Comment seems unaddressed.

================
Comment at: llvm/lib/Target/AArch64/AArch64ISelLowering.cpp:25857
+    Op1IsUndefOrZero = true;
+    std::swap(Op1, Op2);
+  }
----------------
dtemirbulatov wrote:
> sdesmalen wrote:
> > It's probably easier to update the ShuffleMask here.
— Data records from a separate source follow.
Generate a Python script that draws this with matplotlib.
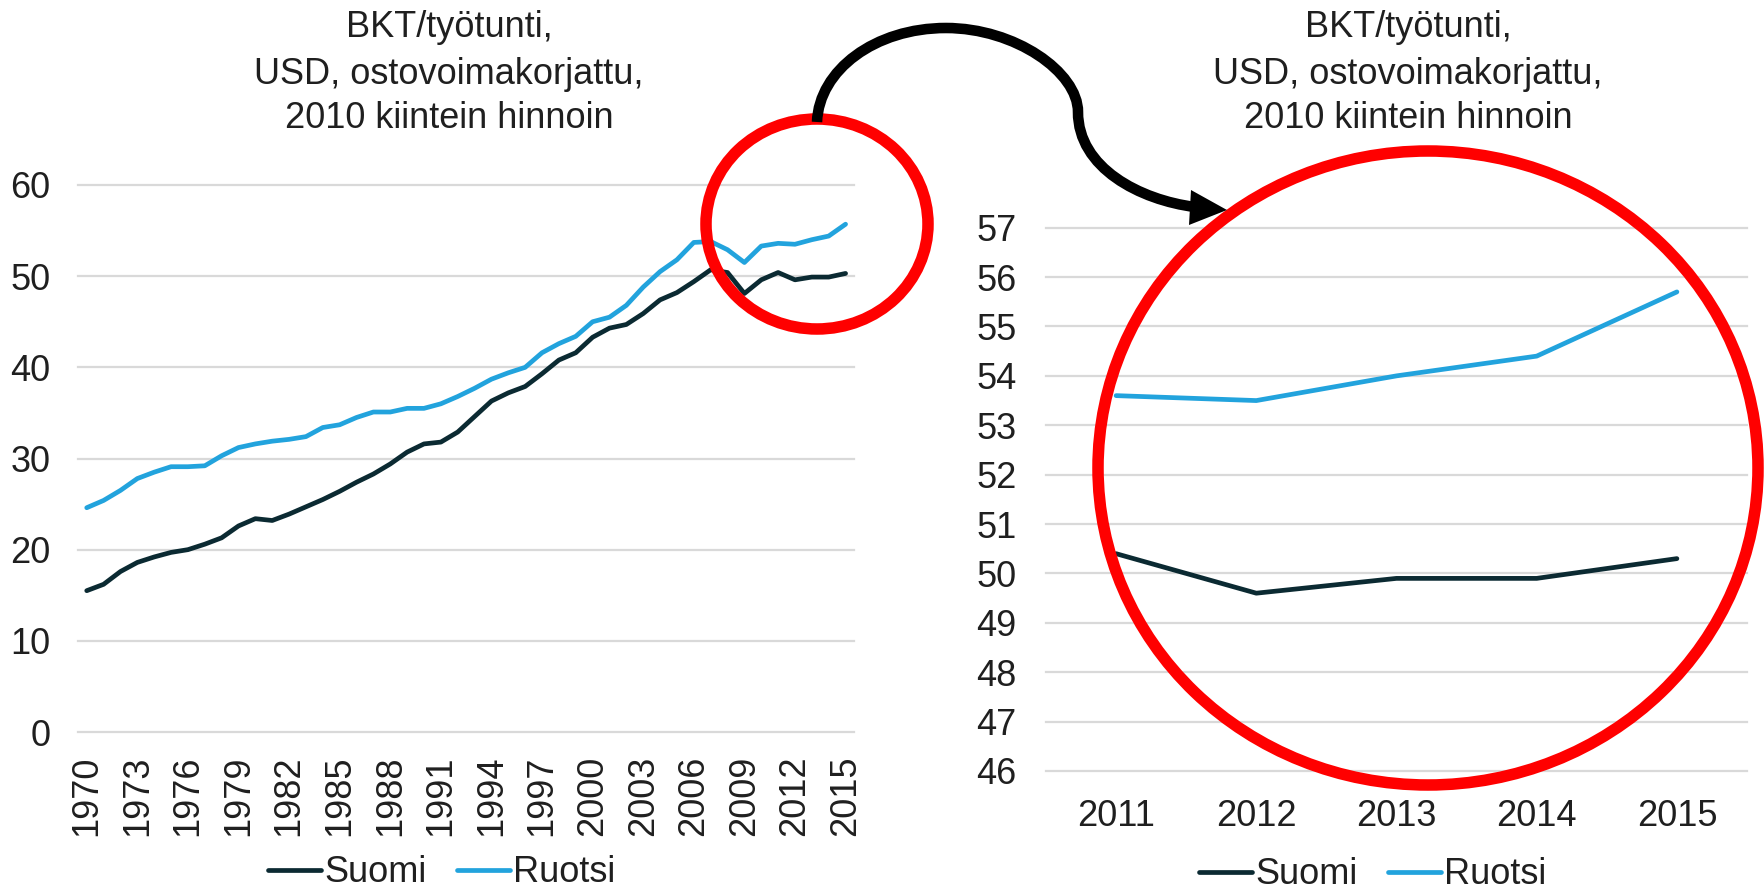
import matplotlib
matplotlib.use("Agg")
import matplotlib.pyplot as plt
from matplotlib.patches import Ellipse, PathPatch, Polygon
from matplotlib.path import Path

plt.rcParams['font.family'] = ['Liberation Sans', 'DejaVu Sans']

# ---------------- data ----------------
years = list(range(1970, 2016))
suomi = [15.5, 16.2, 17.6, 18.6, 19.2, 19.7, 20.0, 20.6, 21.3, 22.6,
         23.4, 23.2, 23.9, 24.7, 25.5, 26.4, 27.4, 28.3, 29.4, 30.7,
         31.6, 31.8, 32.9, 34.6, 36.3, 37.2, 37.9, 39.3, 40.8, 41.6,
         43.3, 44.3, 44.7, 45.9, 47.4, 48.2, 49.4, 50.7, 50.4, 48.1,
         49.6, 50.4, 49.6, 49.9, 49.9, 50.3]
ruotsi = [24.6, 25.4, 26.5, 27.8, 28.5, 29.1, 29.1, 29.2, 30.3, 31.2,
          31.6, 31.9, 32.1, 32.4, 33.4, 33.7, 34.5, 35.1, 35.1, 35.5,
          35.5, 36.0, 36.8, 37.7, 38.7, 39.4, 40.0, 41.6, 42.6, 43.4,
          45.0, 45.5, 46.8, 48.8, 50.5, 51.8, 53.7, 53.8, 52.9, 51.5,
          53.3, 53.6, 53.5, 54.0, 54.4, 55.7]
left_tick_years = years[::3]

zoom_years = ['2011', '2012', '2013', '2014', '2015']
zoom_suomi = [50.4, 49.6, 49.9, 49.9, 50.3]
zoom_ruotsi = [53.6, 53.5, 54.0, 54.4, 55.7]
zoom_yticks = list(range(46, 58))

title_lines = ['BKT/työtunti,', 'USD, ostovoimakorjattu,', '2010 kiintein hinnoin']
series_names = ['Suomi', 'Ruotsi']

# ---------------- style ----------------
W, H = 1764, 892
C_SUOMI = '#0b2a32'
C_RUOTSI = '#22a3dd'
C_GRID = '#d9d9d9'
C_TEXT = '#1f1f1f'
FS = 26
LW = 3.4

fig = plt.figure(figsize=(W / 100, H / 100), dpi=100)

def px_axes(x0, x1, ytop, ybot):
    return fig.add_axes([x0 / W, 1 - ybot / H, (x1 - x0) / W, (ybot - ytop) / H])

def style(ax):
    for s in ax.spines.values():
        s.set_visible(False)
    ax.yaxis.grid(True, color=C_GRID, lw=1.6)
    ax.set_axisbelow(True)
    ax.tick_params(length=0, labelsize=FS, colors=C_TEXT)
    for gl in ax.get_ygridlines():
        gl.set_clip_on(False)

leg_kw = dict(loc='center', ncol=2, frameon=False, fontsize=FS, handlelength=1.45,
              handletextpad=0.1, columnspacing=0.85, labelcolor=C_TEXT,
              bbox_transform=fig.transFigure)

# ---- left chart ----
ax1 = px_axes(78.3, 854, 185, 732)
style(ax1)
xpos = list(range(len(years)))
l1, = ax1.plot(xpos, suomi, color=C_SUOMI, lw=LW, solid_capstyle='round', solid_joinstyle='round')
l2, = ax1.plot(xpos, ruotsi, color=C_RUOTSI, lw=LW, solid_capstyle='round', solid_joinstyle='round')
ax1.set_xlim(-0.5, len(years) - 0.5)
ax1.set_ylim(0, 60)
ax1.set_yticks(range(0, 61, 10))
ax1.set_xticks([years.index(y) for y in left_tick_years])
ax1.set_xticklabels([str(y) for y in left_tick_years], rotation=90)
ax1.tick_params(axis='y', pad=20)
ax1.tick_params(axis='x', pad=17)
ax1.legend([l1, l2], series_names, bbox_to_anchor=(442 / W, 1 - 873 / H), **leg_kw)

# ---- right chart ----
ax2 = px_axes(1046, 1747, 227.7, 771)
style(ax2)
zpos = list(range(len(zoom_years)))
r1, = ax2.plot(zpos, zoom_suomi, color=C_SUOMI, lw=LW, solid_capstyle='round', solid_joinstyle='round')
r2, = ax2.plot(zpos, zoom_ruotsi, color=C_RUOTSI, lw=LW, solid_capstyle='round', solid_joinstyle='round')
ax2.set_xlim(-0.5, len(zoom_years) - 0.5)
ax2.set_ylim(46, 57)
ax2.set_yticks(zoom_yticks)
ax2.set_xticks(zpos)
ax2.set_xticklabels(zoom_years)
ax2.tick_params(axis='y', pad=21)
ax2.tick_params(axis='x', pad=20)
ax2.legend([r1, r2], series_names, bbox_to_anchor=(1373 / W, 1 - 875 / H), **leg_kw)

# ---- overlay (pixel coordinates, y down) ----
ov = fig.add_axes([0, 0, 1, 1])
ov.set_xlim(0, W)
ov.set_ylim(H, 0)
ov.axis('off')
ov.patch.set_alpha(0)

for cx in (449, 1408):
    for line, by in zip(title_lines, (37, 84, 128)):
        ov.text(cx, by, line, ha='center', va='baseline', fontsize=FS, color=C_TEXT)

ov.add_patch(Ellipse((817, 224), 222, 210, fill=False, ec='#ff0000', lw=8.3))
ov.add_patch(Ellipse((1428, 468), 660, 634, fill=False, ec='#ff0000', lw=8.3))

verts = [(817, 122),
         (819, 70), (875, 28), (946, 28),
         (1015, 28), (1078, 72), (1078, 112),
         (1078, 168), (1140, 200), (1195, 207)]
codes = [Path.MOVETO] + [Path.CURVE4] * 9
ov.add_patch(PathPatch(Path(verts, codes), fill=False, ec='black', lw=7.6, capstyle='butt'))
ov.add_patch(Polygon([(1191, 190), (1189, 225), (1227, 210)], closed=True, fc='black', ec='none'))

fig.savefig('out.png', dpi=100)
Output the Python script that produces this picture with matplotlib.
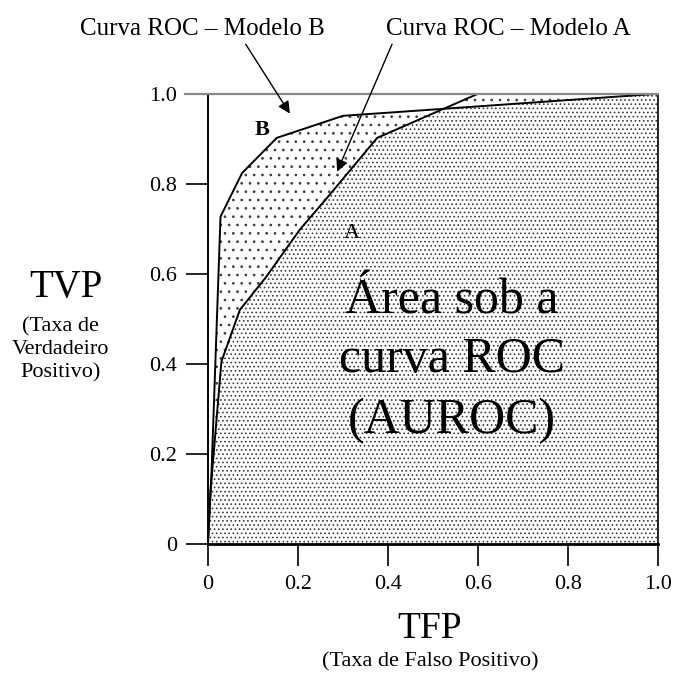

That simplifies the logic below as it avoids having to constantly distinguish between the `Op*IsUndefOrZero` cases.
> hmm, ShuffleMask is readonly variable.
You can create a new ShuffleMask variable, which is writable.

================
Comment at: llvm/lib/Target/AArch64/AArch64ISelLowering.cpp:25846
+  // a scalable register.
+  if (NumElts > IndexLen || (MaskSize != NumElts && (2 * NumElts > IndexLen)) ||
+      isZerosVector(Op1.getNode()) || isZerosVector(Op2.getNode()))
----------------
I think you can make this into an assert that NumElts <= IndexLen, because at the point of lowering the operation, the types will have been legalised in such a way that the number of lanes of the mask >= number of lanes of the source operand.

================
Comment at: llvm/lib/Target/AArch64/AArch64ISelLowering.cpp:25847
+  if (NumElts > IndexLen || (MaskSize != NumElts && (2 * NumElts > IndexLen)) ||
+      isZerosVector(Op1.getNode()) || isZerosVector(Op2.getNode()))
+    return SDValue();
----------------
There are two things not right about this:
1. The **contents** of `Op1` and `Op2` shouldn't matter for the lowering of the shuffle, so there is no reason to bail out here. (If you remove this, does any test fail?)
2. `isZerosVector` will never return true, because `Op1` and `Op2` are `INSERT_SUBVECTOR` nodes because they are assigned with `convertToScalableVector()`, and `INSERT_SUBVECTOR` is not considered in `isZerosVector`.

================
Comment at: llvm/lib/Target/AArch64/AArch64ISelLowering.cpp:25859
+    Op1IsUnused = true;
+    std::swap(Op1, Op2);
+  }
----------------
What is the meaning of 'Op1IsUnused' after swapping Op1 and Op2? Should that be Op2IsUnused now?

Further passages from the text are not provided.